Livni and Yitzhak Molcho are representing Israel in peace talks that began this week in Washingon with Palestinian negotiators Saeb Erekat and Mohammed Shtayyeh.
The talks are expected to resume in about two weeks in Israel or the West Bank as part of a nine-month commitment by both sides to tackle the contentious so-called final-status issues needed to create a Palestinian state.
"We are not entering this process euphoric or with the expectation of a new Middle East -- we see the changes in the region," Livni, Israel's justice minister, told Ynetnews.com Wednesday.
"This process creates a partnership that is highly important to us ... we have an opportunity to form an alliance against extremist threats, The goal is to reach a settlement -- not just hold negotiations," she said.
Security and future borders must be discussed before moving on to final status issues, Palestinian President Mahmoud Abbas said.
U.S. Ambassador to Israel Dan Shapiro said he was optimistic the new peace talks would succeed.

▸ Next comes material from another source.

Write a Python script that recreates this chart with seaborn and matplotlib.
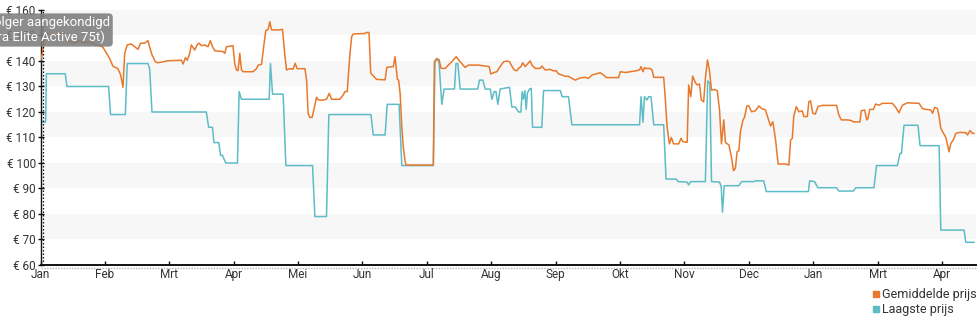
import matplotlib
matplotlib.use("Agg")
import matplotlib.pyplot as plt
from matplotlib.lines import Line2D
from matplotlib.transforms import offset_copy
import pandas as pd
import seaborn as sns

# Price history (days since the first of January), values in euro
avg_days = [0, 0.9, 1.9, 2.8, 6.6, 9, 11.8, 12.8, 16.1, 18.5, 20.8, 23.2, 25.6, 27.9, 29.4, 30.3,
            32.7, 34.2, 36.6, 37.9, 39, 39.8, 41, 42.9, 44.5, 46.1, 47.3, 49.2, 50.8, 51.6, 52.7,
            54.3, 55.5, 60.3, 66.6, 67.4, 68.5, 69.4, 70.5, 71.3, 72.9, 74, 74.9, 76.1, 77.6,
            79.2, 80.3, 81.3, 82.4, 86.3, 87.1, 87.9, 91, 91.8, 92.6, 93.4, 94.2, 95, 95.8,
            100.5, 102.1, 102.9, 104.5, 105.6, 106.5, 107.6, 108.4, 109.2, 113.1, 114.4, 115.5,
            116.3, 117.9, 119.4, 120.4, 121.3, 125, 125.8, 126.5, 127.3, 128.4, 129.2, 130.5,
            131.3, 132.9, 135.2, 136.5, 137.6, 141.5, 143.1, 143.9, 145, 146.3, 147.1, 147.8,
            153.4, 154.2, 155.3, 156.1, 157.3, 158.9, 162.9, 163.7, 166.8, 167.6, 168.7, 169.3,
            170, 170.8, 171.5, 172.3, 172.8, 185.7, 186.2, 187.3, 188.4, 189.4, 191.3, 192.8,
            194.4, 196.5, 198.4, 200.7, 202.3, 207, 210.2, 212.1, 212.9, 214.1, 215.7, 217.3,
            218.9, 220.5, 221.7, 222.8, 223.9, 225.2, 226, 227.1, 228, 229.1, 230.2, 231.5,
            232.3, 233.9, 236.2, 237, 238.6, 241, 242.5, 243.8, 244.9, 246.5, 248.1, 249.6,
            251.2, 252.8, 255.2, 257.5, 259.1, 260.7, 264.6, 266.2, 267.5, 273.3, 274.1, 276.5,
            278.8, 281.2, 283.2, 283.9, 284.8, 285.5, 286.7, 288, 289.1, 289.9, 294.6, 295.4,
            296.2, 297.3, 298.2, 299.3, 301.7, 302.8, 303.6, 305.7, 306.4, 307.4, 308.3, 309.6,
            310.5, 311.5, 312.4, 313.5, 314.3, 315.3, 316.2, 317.2, 318.7, 319.9, 321, 321.9,
            323, 323.8, 325.4, 326.6, 327.6, 328.5, 329.3, 330.1, 330.9, 332, 332.9, 333.9,
            334.8, 336.1, 338, 339.6, 340.8, 342.7, 344.3, 345.1, 346.2, 347.5, 348.7, 352.2,
            353.8, 354.6, 355.4, 356.1, 357.3, 358.5, 360.1, 360.9, 362.5, 363.2, 364, 365.1,
            366.3, 367.5, 369.6, 376.3, 377.4, 378.6, 381.4, 383, 384.5, 387.4, 388, 389.6,
            390.6, 391.2, 392, 393.7, 394.8, 396.4, 398, 402.7, 404.3, 405.8, 407.5, 409.8,
            415.3, 416.9, 418.5, 420.9, 421.7, 422.7, 424, 424.8, 425.6, 426.9, 428, 428.8,
            429.5, 430.3, 431.6, 432.7, 434.3, 437.4, 438.2, 439.4, 440.6, 441.4]
avg_price = [140, 143, 149, 151, 150, 151, 150.5, 148, 147, 148, 147, 147.5, 146.5, 146, 145.5, 144.3,
             141, 138, 137, 134.5, 129.7, 143, 146.3, 146.7, 145.6, 144.6, 147, 147, 148, 145.5, 142.4,
             139.7, 139.3, 140.1, 140.3, 138.8, 141.3, 140.3, 142.9, 146.3, 144.3, 146.3, 147, 146, 146.3,
             145.6, 148, 145.6, 144, 143.7, 143, 145.6, 146, 139.1, 136.5, 136.2, 143, 136.5, 135.8,
             135.8, 137, 138.4, 138.7, 146.3, 151.9, 152.4, 155.4, 152.2, 152.2, 152.4, 142.4,
             136.5, 137, 136.8, 139.1, 137, 137, 132.5, 119.5, 117.9, 117.9, 120.8, 125.8,
             124.8, 124.6, 125, 127.3, 125, 125, 126.7, 128, 128, 143, 149.5, 150.6,
             150.8, 151.2, 151.2, 135.2, 134.2, 132.8, 132.6, 137.5, 137.8, 141.7, 132.8, 132.5,
             127.3, 114.2, 106.3, 101, 99.2, 99.2, 139.7, 141, 140.5, 137.1, 137.1, 138.4,
             139.7, 141.7, 139.7, 137.5, 138.4, 138.4, 138, 137.8, 134.9, 135.4, 135.8, 137.8,
             139.7, 140, 139.7, 138, 136.5, 136.2, 137.1, 137.8, 139.3, 137.8, 138.8, 140,
             138.4, 137.1, 137.1, 138, 136.5, 136.7, 136.1, 136.2, 134.9, 134.5, 134, 134,
             133.2, 132.5, 133.4, 133.6, 133.2, 134.5, 135.4, 134.5, 133.5, 133.5, 135.8, 135.5,
             135.8, 136.1, 136.5, 137.8, 135.8, 137.4, 137, 137.1, 136.5, 133.6, 133.6, 124.7,
             114.2, 107.5, 110, 107.5, 107.5, 109.7, 108.4, 108.1, 130.6, 126, 134.1, 131.5,
             130.6, 131, 124.7, 124, 133.2, 140.4, 136.5, 128.6, 128.8, 128.4, 120.8, 107.5,
             116.9, 108, 107.1, 102.5, 97, 97.9, 104.4, 104.8, 112.3, 116.6, 118.2, 122.4,
             122.4, 120.1, 120.5, 122.4, 121.4, 120.8, 116.6, 114.5, 116.2, 109, 99.6, 99.6,
             99.2, 109, 109.7, 118.4, 122.1, 120.1, 120.4, 118.2, 118.2, 124, 124.4, 119.5,
             119.2, 122.1, 122.6, 122.6, 118.8, 116.9, 116.9, 116.7, 116.1, 116.1, 120.5, 120.8,
             116.9, 117.5, 121, 121, 123.1, 122.7, 123.4, 123.4, 121.8, 119.7, 122.7, 123.6,
             123.4, 121.4, 121, 120.8, 119.5, 121.8, 121.4, 118.2, 113.6, 111.6, 110, 107.1,
             104.4, 107.6, 109.2, 111.6, 112, 111.9, 111, 112.7, 111.6, 111.6]

low_days = [0, 2.4, 2.8, 11.7, 12.5, 32.2, 33.1, 40.1, 41, 50.8, 51.6, 52.7, 78.4, 79.5, 81.3, 82,
            84.3, 85.1, 86, 87.6, 93.1, 93.9, 95, 108.1, 108.7, 109.7, 114.7, 116, 128.6, 129.7,
            135.2, 136.3, 156.2, 157.3, 162.9, 163.9, 169.5, 170.8, 185.7, 186.5, 187.8, 188.4,
            189.7, 190.8, 195.7, 196.4, 197.3, 198.4, 206.7, 207.5, 209.1, 210.2, 212.6, 213.4,
            214.5, 215.3, 216.2, 217.3, 221.7, 222.8, 224.4, 225.2, 226, 227.1, 227.7, 228.3,
            229, 229.6, 230.2, 231.2, 232, 232.6, 237, 237.8, 245.7, 246.6, 249.6, 251.2, 283.2,
            283.9, 284.8, 285.5, 286.7, 287.5, 288.6, 289.9, 294.6, 295.7, 300.5, 301.4, 305.7,
            306.4, 307.4, 314.3, 315.4, 316.4, 317.2, 321, 321.8, 322.4, 323.2, 324.1, 330.1,
            331.4, 337.2, 338, 341.9, 343.1, 363, 363.6, 365.9, 367.5, 376.3, 377.4, 384.3,
            385.4, 394, 395.2, 405.1, 406.3, 407, 408.2, 414.8, 415.8, 424.8, 425.6, 436.6,
            437.4, 441.4]
low_price = [116, 116, 135, 135, 130, 130, 119, 119, 139, 139, 137, 120, 120, 114, 114, 108,
             108, 103, 103, 100, 100, 128, 125, 125, 139, 127, 127, 99, 99, 79,
             79, 119, 119, 111, 111, 123, 123, 99, 99, 140, 140.5, 139.5,
             123, 129, 129, 139, 139, 129, 129, 132.5, 132.5, 129, 129, 125,
             128, 128, 123, 129, 129.7, 122, 122, 121, 120, 120, 128, 125,
             128.4, 121, 127.5, 129, 129.3, 114, 114, 128.4, 128.4, 126, 126, 115, 115,
             126, 116, 126, 124.7, 126, 126, 115, 115, 93.7, 93.7, 92.7, 92.5,
             91.4, 92.7, 92.7, 132.2, 131.3, 92.7, 92.5, 90.8, 80.7, 91, 91.1, 91.1,
             92.7, 92.7, 93, 93, 88.8, 88.8, 93, 92.7, 90.3, 90.3, 89, 89,
             90.3, 90.3, 99, 99, 103.8, 103.8, 114.8, 114.8, 106.8, 106.8, 73.7, 73.7,
             68.9, 68.9]

month_step = 30.44
month_labels = ["Jan", "Feb", "Mrt", "Apr", "Mei", "Jun", "Jul", "Aug", "Sep", "Okt",
                "Nov", "Dec", "Jan", "Mrt", "Apr"]
price_ticks = list(range(60, 161, 10))
event_day = 1.1
event_text = "Opvolger aangekondigd\n(Jabra Elite Active 75t)"

series_names = ["Gemiddelde prijs", "Laagste prijs"]
series_colors = ["#E8792B", "#5DBCC6"]

avg_df = pd.DataFrame({"dag": avg_days, "prijs": avg_price})
low_df = pd.DataFrame({"dag": low_days, "prijs": low_price})

sns.set_theme(style="white")
plt.rcParams["font.family"] = ["Roboto", "DejaVu Sans"]

fig = plt.figure(figsize=(9.8, 3.25), dpi=100)
ax = fig.add_axes([40.5 / 980, 1 - 265 / 325, (975.5 - 40.5) / 980, 255 / 325])

# alternating horizontal bands
for lo in price_ticks[1::2]:
    if lo < 160:
        ax.axhspan(lo, lo + 10, color="#f7f7f7", zorder=0, lw=0)

sns.lineplot(data=avg_df, x="dag", y="prijs", ax=ax, color=series_colors[0],
             lw=1.1, estimator=None, sort=False, zorder=3)
sns.lineplot(data=low_df, x="dag", y="prijs", ax=ax, color=series_colors[1],
             lw=1.1, estimator=None, sort=False, zorder=2)

ax.axvline(event_day, color="#111111", ls=(0, (1.2, 1.6)), lw=0.9, zorder=4)

ax.set_xlim(0, 442)
ax.set_ylim(60, 160)
ax.set_xticks([i * month_step for i in range(len(month_labels))])
ax.set_xticklabels(month_labels)
ax.set_yticks(price_ticks)
ax.set_yticklabels([f"€ {v}" for v in price_ticks])
ax.set_xlabel("")
ax.set_ylabel("")

for side in ("top", "right"):
    ax.spines[side].set_visible(False)
ax.spines["left"].set_color("#111111")
ax.spines["left"].set_linewidth(1.0)
ax.spines["bottom"].set_color("#111111")
ax.spines["bottom"].set_linewidth(1.4)

ax.tick_params(axis="x", direction="in", length=3, width=1, color="#111111",
               labelsize=8.5, labelcolor="#333333", pad=2)
ax.tick_params(axis="y", direction="inout", length=5, width=1, color="#111111",
               labelsize=8.5, labelcolor="#333333", pad=1)
ax.tick_params(axis="both", which="both", bottom=True, left=True)

# faint dotted rule under the time axis
ax.plot([0, 1], [0, 0], transform=offset_copy(ax.transAxes, fig=fig, y=-2.5, units="dots"),
        color="#b5b5b5", ls=(0, (1, 1)), lw=1.0, clip_on=False, zorder=1)

# event flag
fig.text(-29 / 980, 1 - 30 / 325, event_text, color="white", fontsize=9.5, ha="left", va="center",
         linespacing=1.15, zorder=10,
         bbox=dict(boxstyle="round,pad=0.2,rounding_size=0.3", fc="#7d7d7d", ec="none", alpha=0.88))

handles = [Line2D([], [], marker="s", ls="none", color=c, markersize=5) for c in series_colors]
fig.legend(handles, series_names, loc="upper left", bbox_to_anchor=(872 / 980, 1 - 288 / 325),
           frameon=False, fontsize=9, handlelength=0.6, handletextpad=0.2, labelspacing=0.15,
           borderpad=0, borderaxespad=0, labelcolor="#333333")

fig.savefig("out.png", dpi=100)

"Clearly there is good reason to be skeptical because of what we have seen in the past. But there is also reason for hope and a possibility of success and it is worthwhile for everyone to support the brave leaders who have taken this path," Shapiro said in an interview on Israel Radio.
Issues include determining a future Palestinian state's borders, security arrangements for both countries and the fate of refugees displaced by Israel's creation in 1948 and the 1967 Arab-Israeli war.
President Barack Obama, who met with the negotiators at the White House Tuesday, gave each team a letter outlining the U.S. position on two of those points, Israeli newspaper Haaretz reported.
The letter said the administration believes the starting point for peace talks should be the prevailing borders before the 1967 war, adjusted with mutually agreed land swaps to account for Israeli West Bank settlements, the newspaper said.
In the Six Day War, Israel took effective control of the Gaza Strip and the Sinai Peninsula from Egypt -- known then as the United Arab Republic -- the West Bank and East Jerusalem from Jordan and the Golan Heights from Syria.
Obama's letter to Israel included a U.S. declaration that Israel is a Jewish state and the Obama administration believes the displaced Palestinian refugees should return to the future Palestinian state, Haaretz said.
Responding to the report, the White House said, "We don't comment on presidential correspondence."
A senior White House official stressed Obama was "closely engaged ... every step of the way" in the peace process led in recent months by Secretary of State John Kerry.
"The president kick-started the process during his trip to the region in March," the official told reporters.
Obama first declared the U.S. position on the borders in May 2011.
"It is a well-known formula to all who have worked on this issue for a generation," Obama told an influential American-Israel lobbying group May 22, 2011. "It allows the parties themselves to account for the changes that have taken place over the last 44 years.
"The ultimate goal," he said, "is two states for two peoples -- Israel as a Jewish state and the homeland for the Jewish people and the state of Palestine as the homeland for the Palestinian people, each state enjoying self-determination, mutual recognition and peace."
Before meeting with Obama, Israeli and Palestinian negotiators held extensive talks with Kerry at the State Department.
At the talks' conclusion, Livni, Israel's chief negotiator and a proponent of the two-state solution, and Erekat appeared with Kerry at a State Department news conference.
Erekat thanked Obama and Kerry for their "relentless efforts and unwavering commitment to achieve a just, comprehensive, lasting peace between Palestinians and Israelis."
"Palestinians have suffered enough, and no one benefits more from the success of this endeavor more than Palestinians," he said. "I am delighted that all final-status issues are on the table and will be resolved without any exceptions. It's time for the Palestinians to live in peace, freedom and dignity within their own independent, sovereign state."
Livni said, "In these negotiations, it's not our intention to argue about the past, but to create solutions and make decisions for the future."